What the bourgeois media is trying to do is to play off one working 
class against another. They are putting the blame for the present crisis 
of the euro on the Greek workers, using them as a scapegoat. This is all 
in preparation for the attacks they are preparing across the whole of 
Europe. Tomorrow, no doubt, we will hear about the lazy Portuguese, the 
lazy Italians. In Britain no doubt, the campaign about social security 
"scroungers", i.e. unemployed workers, will be stepped up, and finally 
the day will come when the German capitalists will discover that German 
workers too are "scroungers", that they have lived it up for too long 
and some "sacrifices" need to be made.

The European working class must not allow this campaign to go 
unanswered.
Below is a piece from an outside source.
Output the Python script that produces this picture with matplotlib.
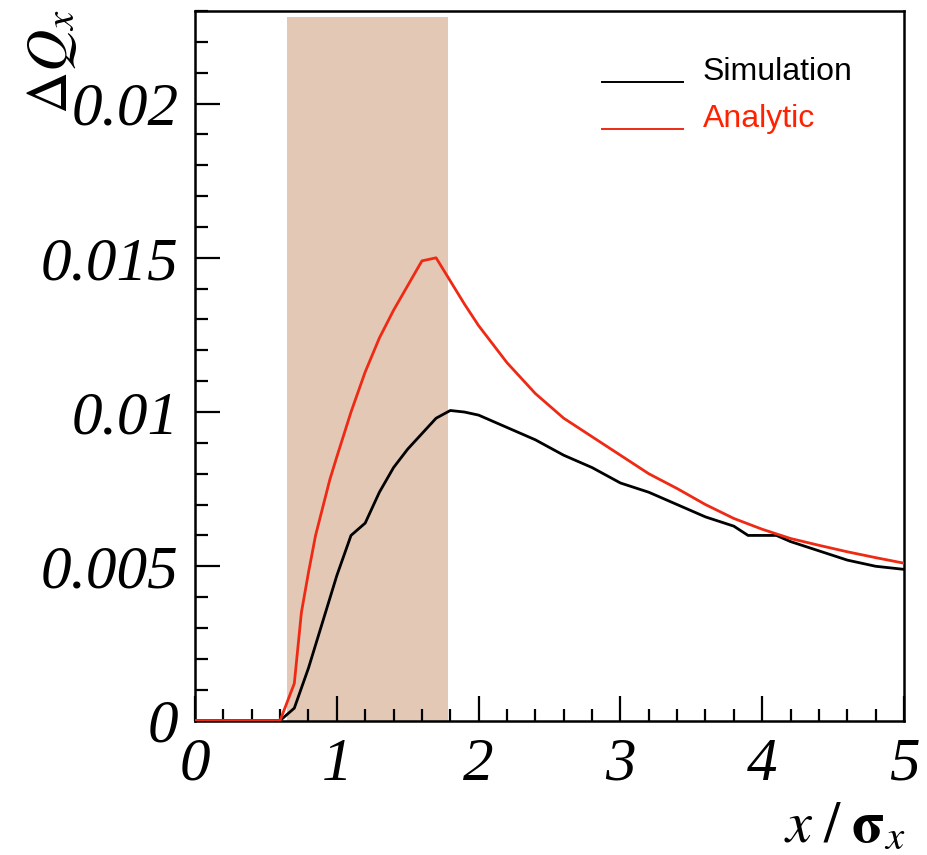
import matplotlib
matplotlib.use("Agg")
import matplotlib.pyplot as plt
from matplotlib.ticker import MultipleLocator, FixedLocator

plt.rcParams['mathtext.fontset'] = 'stix'

# Simulated tune shift
sim_x = [0.0, 0.6, 0.7, 0.8, 0.9, 1.0, 1.1, 1.2, 1.3, 1.4, 1.5, 1.6, 1.7, 1.8,
         1.9, 2.0, 2.2, 2.4, 2.6, 2.8, 3.0, 3.2, 3.4, 3.6, 3.8, 3.9, 4.1, 4.2,
         4.4, 4.6, 4.8, 5.0]
sim_y = [0.0, 0.0, 0.0004, 0.0017, 0.0032, 0.0047, 0.0060, 0.0064, 0.0074,
         0.0082, 0.0088, 0.0093, 0.0098, 0.01005, 0.0100, 0.0099, 0.0095,
         0.0091, 0.0086, 0.0082, 0.0077, 0.0074, 0.0070, 0.0066, 0.0063,
         0.0060, 0.0060, 0.0058, 0.0055, 0.0052, 0.0050, 0.0049]

# Analytic tune shift
ana_x = [0.0, 0.6, 0.7, 0.75, 0.8, 0.85, 0.9, 0.95, 1.0, 1.1, 1.2, 1.3, 1.4,
         1.5, 1.6, 1.7, 1.8, 1.9, 2.0, 2.1, 2.2, 2.3, 2.4, 2.5, 2.6, 2.8, 3.0,
         3.2, 3.4, 3.6, 3.8, 4.0, 4.2, 4.4, 4.6, 4.8, 5.0]
ana_y = [0.0, 0.0, 0.0012, 0.0035, 0.0048, 0.0060, 0.0069, 0.0078, 0.00855,
         0.0100, 0.0113, 0.0124, 0.0133, 0.0141, 0.0149, 0.0150, 0.01425,
         0.0135, 0.0128, 0.0122, 0.0116, 0.0111, 0.0106, 0.0102, 0.0098,
         0.0092, 0.0086, 0.0080, 0.00752, 0.0070, 0.00655, 0.0062, 0.0059,
         0.00568, 0.00547, 0.00528, 0.0051]

# Highlighted region
band_x = [0.65, 1.785]
band_top = 0.0228

x_ticks = [0, 1, 2, 3, 4, 5]
y_ticks = [0, 0.005, 0.01, 0.015, 0.02]
y_tick_labels = ['0', '0.005', '0.01', '0.015', '0.02']

red = '#ee2a14'

fig = plt.figure(figsize=(9.27, 8.55), dpi=100)
ax = fig.add_axes([0.2104, 0.1573, 0.7648, 0.8298])

ax.fill_between(band_x, 0, band_top, color='#e4c8b6', lw=0, zorder=1)
ax.plot(sim_x, sim_y, color='black', lw=2.0, zorder=3)
ax.plot(ana_x, ana_y, color=red, lw=2.0, zorder=4)

ax.set_xlim(0, 5)
ax.set_ylim(0, 0.023)

ax.xaxis.set_major_locator(FixedLocator(x_ticks))
ax.xaxis.set_minor_locator(MultipleLocator(0.2))
ax.yaxis.set_major_locator(FixedLocator(y_ticks))
ax.yaxis.set_minor_locator(MultipleLocator(0.001))
ax.set_xticklabels([str(t) for t in x_ticks])
ax.set_yticklabels(y_tick_labels)

for lab in ax.get_xticklabels() + ax.get_yticklabels():
    lab.set_fontfamily('Liberation Serif')
    lab.set_fontstyle('italic')
    lab.set_fontsize(44)

ax.tick_params(which='both', direction='in', top=False, right=False,
               width=1.6, color='black')
ax.tick_params(which='major', length=18, pad=12)
ax.tick_params(which='minor', length=9)
for s in ax.spines.values():
    s.set_linewidth(1.8)

# Axis titles
fig.text(0.055, 1 - 62 / 855, r'$\Delta Q_{x}$', rotation=90,
         ha='center', va='center', fontsize=42)
fig.text(0.977, 1 - 826 / 855, r'$x\;/\;\mathbf{\sigma}_{x}$',
         ha='right', va='center', fontsize=42)

# Legend
ax.plot([2.87, 3.44], [0.02071, 0.02071], color='black', lw=1.4, zorder=5)
ax.plot([2.87, 3.44], [0.01918, 0.01918], color=red, lw=1.4, zorder=5)
ax.text(3.58, 0.02077, 'Simulation', color='black', fontsize=23,
        fontfamily='Liberation Sans', ha='left', va='baseline')
ax.text(3.58, 0.01924, 'Analytic', color='#ff2200', fontsize=23,
        fontfamily='Liberation Sans', ha='left', va='baseline')

fig.savefig('out.png', dpi=100)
It is the duty of the labour movement organisation in all 
European countries to counter this campaign and tell the truth and put 
the blame for this crisis where it lies, at the door of the European and 
world capitalist class.

The workers of Europe must act in solidarity with the Greek working 
class, which is being cruelly attacked by the EU and struggle together 
against this attempt to first divide the workers and then to pass the 
burden of the crisis to the European workers as a whole. This will 
involve a European-wide struggle. In all countries similar conditions 
are being created. In all countries the attack is the same. What is 
required is international solidarity across borders, a struggle for a 
socialist Europe that will finally make those who are responsible for 
the crisis pay, by expropriating those who are truly lazy, those who 
produce nothing, those who live off the sweat of the working class, the 
industrialists, the bankers, the financial speculators, the ship-owners 
and the owners of the huge commercial chains.